Phillippi Creek is a clear example of what happens when a county sidesteps its own code. In 1994, Sarasota County adopted Section 110-311 (Article IX), requiring it to maintain stormwater conveyance systems, including creeks and canals. That obligation is explicit.
Instead, the County relied on Article XXX (2001), a navigational ordinance not intended for stormwater maintenance. It created a petition-based dredging program and shifted the burden and cost to property owners, while residents were pointed to the wrong ordinance for years.
This timeline documents the evidence. Every entry is sourced from public records, county documents, engineering reports, or news coverage.
Why This Matters Now
In August 2024, Tropical Storm Debby exposed the consequences of decades of neglect. The Cowpen Slough dike — breached since 2018 without anyone noticing — flooded 80+ homes in a neighborhood that wasn't even in a flood zone.
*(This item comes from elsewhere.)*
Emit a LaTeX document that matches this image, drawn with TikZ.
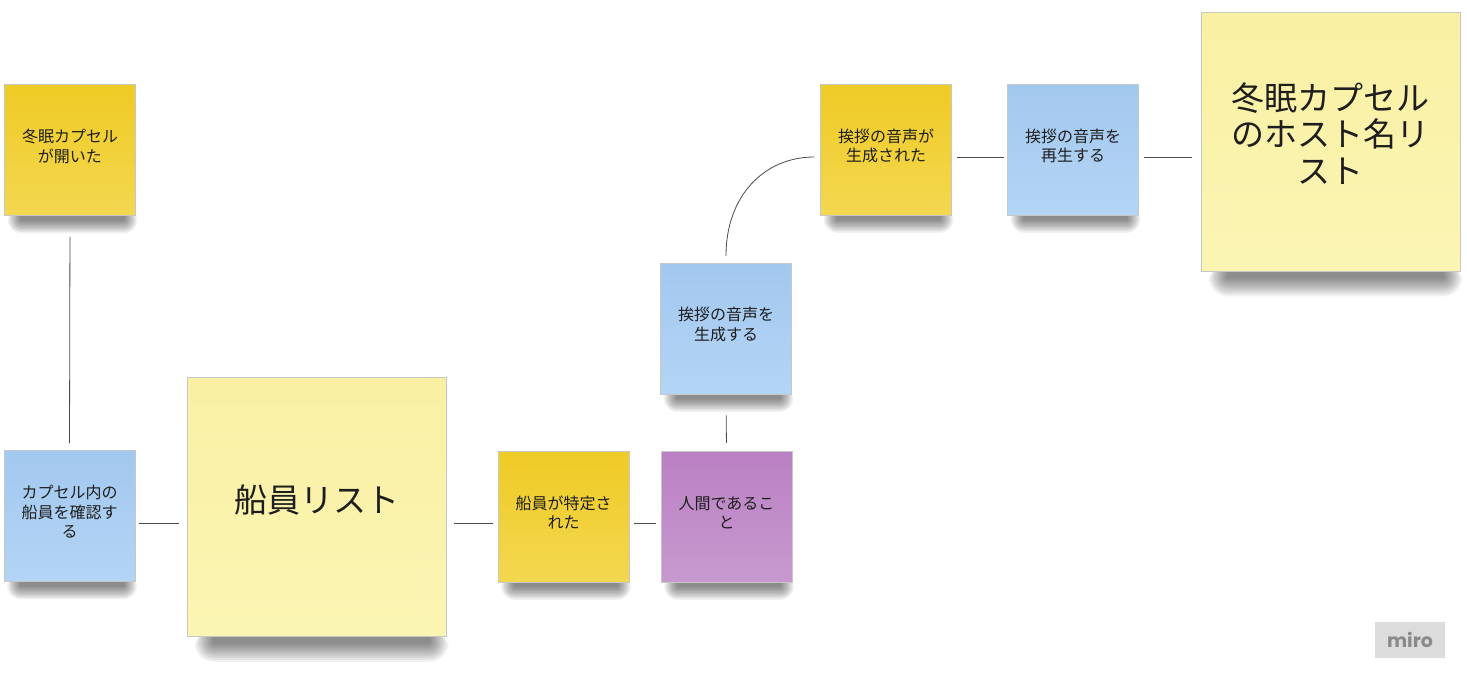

The county has since secured federal disaster recovery funds and approved additional local funding. But the fundamental issue remains: the county has a legal obligation under its own ordinance (Section 110-311) to maintain these waterways, and residents now have the documentation to hold them to it.
Phillippi Creek is the case study, but this is a county-wide issue. Any resident on any waterway covered by Section 110-311 can make the same case.